|Summary:||Need ability to stream and chunk data out of MS Publisher documents|
|Product:||POI||Reporter:||Dmitry Goldenberg <dgoldenberg>|
|Component:||HPBF||Assignee:||POI Developers List <dev>|
|Bug Depends on:||45602|
Description Dmitry Goldenberg 2011-06-03 17:33:27 UTC
This is a follow-up to 45602 (Add Java API for MS Publisher .pub files). Basically, we need to be able to stream text data out of pub files and have enough API hooks to control its chunking. Right now, HPBFDocument doesn't support the NIO version of the POI file system which makes it load the whole document into memory. Text extraction is done from the QuillContents object (probably needs to examine the other parts like Main, Escher etc - subject of another ticket). QuillContents currently reads the whole document input stream into a single byte buffer, then makes sense of it and splits it into bits, then picks out the text and hyperlink bits.

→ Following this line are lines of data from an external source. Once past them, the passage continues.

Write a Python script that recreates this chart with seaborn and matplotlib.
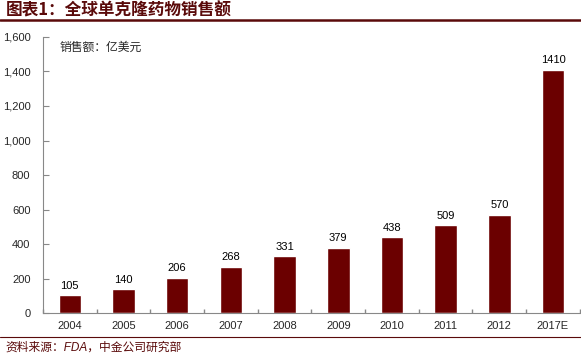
import pandas as pd
import matplotlib.pyplot as plt
import seaborn as sns
import numpy as np

years = ["2004", "2005", "2006", "2007", "2008", "2009", "2010", "2011", "2012", "2017E"]
sales = [105, 140, 206, 268, 331, 379, 438, 509, 570, 1410]
yticks = [0, 200, 400, 600, 800, 1000, 1200, 1400, 1600]

sns.set_theme(style="white")
plt.rcParams['font.family'] = ['Liberation Sans', 'Noto Sans CJK SC', 'DejaVu Sans']

df = pd.DataFrame({"year": years, "sales": sales})

fig = plt.figure(figsize=(5.81, 3.59), dpi=100)
ax = fig.add_axes([0.074, 0.128, 0.924, 0.769])
bar_color = "#6b0000"
sns.barplot(data=df, x="year", y="sales", color=bar_color, width=0.42,
            saturation=1, ax=ax)

for i, v in enumerate(sales):
    ax.text(i, v + 25, str(v), ha="center", va="bottom", fontsize=8, color="black")

ax.set_ylim(0, 1600)
ax.set_xlim(-0.5, len(years) - 0.5)
ax.set_yticks(yticks)
ax.set_yticklabels([f"{t:,}" for t in yticks], fontsize=8)
ax.tick_params(axis="x", labelsize=8, length=0, pad=6)
ax.tick_params(axis="y", length=4, direction="in", left=True, width=0.8, color="#888888", pad=9)
ax.set_xticks(np.arange(-0.5, len(years), 1), minor=True)
ax.tick_params(axis="x", which="minor", length=3, direction="in", bottom=True, color="#888888")
ax.set_xlabel("")
ax.set_ylabel("")
for s in ["top", "right"]:
    ax.spines[s].set_visible(False)
for s in ["left", "bottom"]:
    ax.spines[s].set_color("#888888")
    ax.spines[s].set_linewidth(0.8)

ax.text(0.03, 0.985, "销售额：亿美元", transform=ax.transAxes, fontsize=8.5,
        va="top", ha="left", family=['Noto Sans CJK SC', 'DejaVu Sans'])

title_color = "#5a0a0a"
fig.text(0.01, 0.972, "图表1：全球单克隆药物销售额", fontsize=12, color=title_color,
         va="center", ha="left", style="italic", weight="bold",
         family=['Noto Sans CJK SC', 'DejaVu Sans'])
fig.add_artist(plt.Line2D([0, 1], [0.943, 0.943], color=title_color, linewidth=1.8,
                          transform=fig.transFigure))
fig.add_artist(plt.Line2D([0, 1], [0.061, 0.061], color=title_color, linewidth=0.8,
                          transform=fig.transFigure))
fig.text(0.01, 0.031, "资料来源：FDA，中金公司研究部", fontsize=8.5, color=title_color,
         va="center", ha="left", style="italic",
         family=['Liberation Sans', 'Noto Sans CJK SC', 'DejaVu Sans'])

fig.savefig("out.png", dpi=100)
plt.close(fig)
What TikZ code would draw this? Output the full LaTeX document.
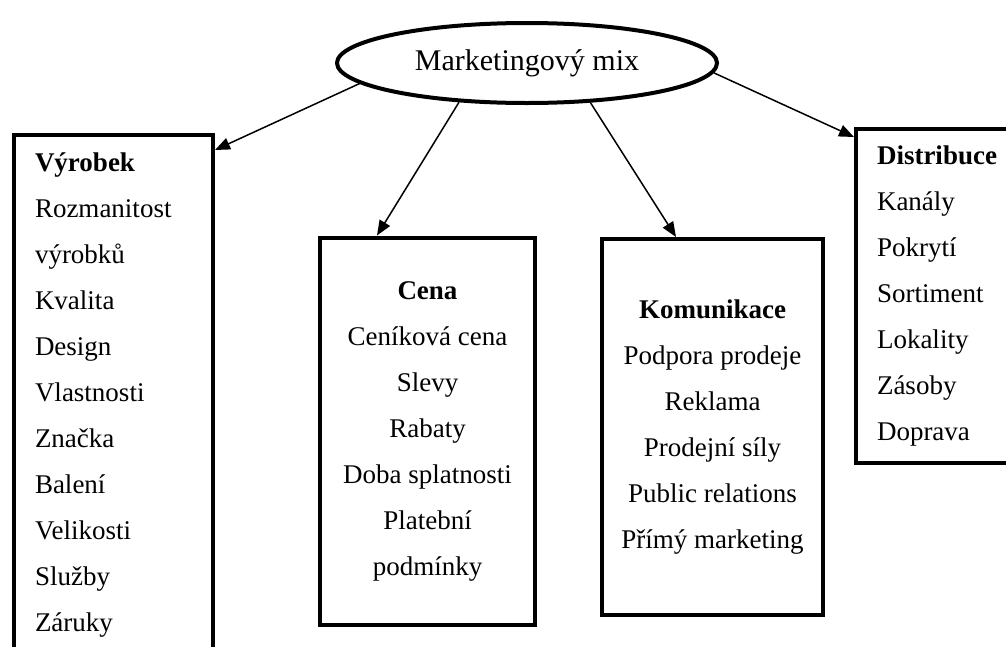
\documentclass[tikz,border=0pt]{standalone}
\usepackage{fontspec}
\setmainfont{Liberation Serif}
\usetikzlibrary{positioning, shapes.geometric, arrows.meta}

\begin{document}
\begin{tikzpicture}[x=1pt, y=-1pt, every node/.style={font=\fontsize{27}{46}\selectfont}, >={Triangle[length=15pt, width=12pt]},
  groupbox/.style={draw, rectangle, line width=4pt, inner ysep=0pt},
  leftbox/.style={groupbox, align=left, inner xsep=21pt},
  midbox/.style={groupbox, align=center}]
  \useasboundingbox (0,0) rectangle (1006,646);

  \node[draw, ellipse, line width=4pt, minimum width=380pt, minimum height=80pt, font=\fontsize{30}{36}\selectfont] (mix) at (527,63) {Marketingový mix};

  \node[leftbox, text width=157pt, minimum height=520pt] (vyrobek) at (113.5,395) {\textbf{Výrobek}\\ Rozmanitost\\ výrobků\\ Kvalita\\ Design\\ Vlastnosti\\ Značka\\ Balení\\ Velikosti\\ Služby\\ Záruky};
  \node[midbox, minimum width=215pt, minimum height=387pt] (cena) at (427.5,431) {\textbf{Cena}\\ Ceníková cena\\ Slevy\\ Rabaty\\ Doba splatnosti\\ Platební\\ podmínky};
  \node[midbox, minimum width=221pt, minimum height=376pt] (komunikace) at (712.5,427) {\textbf{Komunikace}\\ Podpora prodeje\\ Reklama\\ Prodejní síly\\ Public relations\\ Přímý marketing};
  \node[leftbox, text width=128pt, minimum height=334pt] (distribuce) at (941,296) {\textbf{Distribuce}\\ Kanály\\ Pokrytí\\ Sortiment\\ Lokality\\ Zásoby\\ Doprava};

  \draw[->, line width=1.5pt] (mix.187) -- ([yshift=-17pt]vyrobek.north east);
  \draw[->, line width=1.5pt] (mix.210) -- ([xshift=59pt]cena.north west);
  \draw[->, line width=1.5pt] (mix.328) -- ([xshift=76pt]komunikace.north west);
  \draw[->, line width=1.5pt] (mix.357) -- ([yshift=-10pt]distribuce.north west);
\end{tikzpicture}
\end{document}
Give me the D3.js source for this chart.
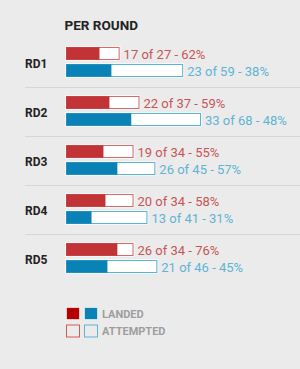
<!DOCTYPE html>
<html>
<head>
<meta charset="utf-8">
<script src="https://cdn.jsdelivr.net/npm/d3@7"></script>
<style>
  body { margin: 0; background: #ebebeb; }
  svg { display: block; font-family: Roboto, "Noto Sans", sans-serif; }
</style>
</head>
<body>
<div id="chart"></div>
<script>
const rounds = ['RD1', 'RD2', 'RD3', 'RD4', 'RD5'];
const redLanded = [17, 22, 19, 20, 26];
const redAttempted = [27, 37, 34, 34, 34];
const blueLanded = [23, 33, 26, 13, 21];
const blueAttempted = [59, 68, 45, 41, 46];

const W = 300, H = 369;
const left = 66;
const RED = '#c13334', RED_LINE = '#d86a6a', RED_TXT = '#c85556';
const BLUE = '#0a82b5', BLUE_LINE = '#5ab6d9', BLUE_TXT = '#5fb4d4';

const svg = d3.select('#chart').append('svg').attr('width', W).attr('height', H);

svg.append('text').attr('x', 64.5).attr('y', 29.5)
  .attr('font-size', '13.5px').attr('font-weight', 700).attr('fill', '#222')
  .text('PER ROUND');

const x = d3.scaleLinear().domain([0, 68]).range([0, 135]);
const y = d3.scaleBand().domain(rounds).range([38, 283]).padding(0);

// percentages are truncated, not rounded
const pct = (a, b) => Math.floor(a / b * 100) + '%';

const rows = svg.append('g').selectAll('g')
  .data(rounds.map((r, i) => ({
    r, i,
    bars: [
      { landed: redLanded[i], att: redAttempted[i], fill: RED, line: RED_LINE, txt: RED_TXT, dy: 9 },
      { landed: blueLanded[i], att: blueAttempted[i], fill: BLUE, line: BLUE_LINE, txt: BLUE_TXT, dy: 26 }
    ]
  })))
  .join('g')
  .attr('transform', d => `translate(0,${y(d.r)})`);

rows.append('text').attr('x', 25).attr('y', 30)
  .attr('font-size', '12px').attr('font-weight', 700).attr('fill', '#222')
  .text(d => d.r);

rows.filter(d => d.i < rounds.length - 1).append('line')
  .attr('x1', 25).attr('x2', W).attr('y1', 49.5).attr('y2', 49.5)
  .attr('stroke', '#d6d6d9').attr('stroke-width', 1);

const bar = rows.selectAll('g.bar').data(d => d.bars).join('g').attr('class', 'bar')
  .attr('transform', d => `translate(${left},${d.dy})`);

bar.append('rect').attr('x', -0.5).attr('y', -0.5)
  .attr('width', d => x(d.att) + 1).attr('height', 14)
  .attr('fill', 'none').attr('stroke', '#fff').attr('stroke-opacity', 0.6);
bar.append('rect').attr('x', 0.5).attr('y', 0.5)
  .attr('width', d => x(d.att) - 1).attr('height', 12)
  .attr('fill', '#fff').attr('stroke', d => d.line);
bar.append('rect').attr('x', 0.5).attr('y', 0.5)
  .attr('width', d => x(d.landed) - 1).attr('height', 12)
  .attr('fill', d => d.fill).attr('stroke', d => d.fill).attr('stroke-opacity', 0.4);

bar.append('text').attr('x', d => x(d.att) + 4).attr('y', 11.5)
  .attr('font-size', '13px').attr('fill', d => d.txt)
  .text(d => `${d.landed} of ${d.att} - ${pct(d.landed, d.att)}`);

// legend
const legendItems = ['LANDED', 'ATTEMPTED'];
const lg = svg.append('g').selectAll('g').data(legendItems).join('g')
  .attr('transform', (d, i) => `translate(66,${307 + i * 17.5})`);
[['#b40000', '#d05a5a'], ['#0a82b5', '#5ab6d9']].forEach(([solid, line], j) => {
  lg.append('rect').attr('x', j * 18 + 0.5).attr('y', 0.5).attr('width', 13).attr('height', 12)
    .attr('fill', (d, i) => i === 0 ? solid : '#ebebeb')
    .attr('stroke', (d, i) => i === 0 ? '#fff' : line)
    .attr('stroke-opacity', (d, i) => i === 0 ? 0.6 : 1);
});
lg.append('text').attr('x', 36).attr('y', 10.5)
  .attr('font-size', '11px').attr('font-weight', 700).attr('fill', '#9e9e9e')
  .text(d => d);
</script>
</body>
</html>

For streaming, we'd want a way to not load everything at once but: a. emit bits as they're encountered b. make their contents streamable/chunkable, since a single bit may contain a lot of text data I've attempted to implement this but came across exceptions in NDocumentInputStream - subject of another ticket. Additionally, this functionality would ideally cover Publisher 2010 files which I don't believe it does - subject of another ticket.
Comment 1 Dominik Stadler 2015-03-22 19:27:18 UTC
There is basic text extracting provided via PublisherTextExtractor, more support like chunking, streaming, ... is likely not being added unless someone can provide patches that add this.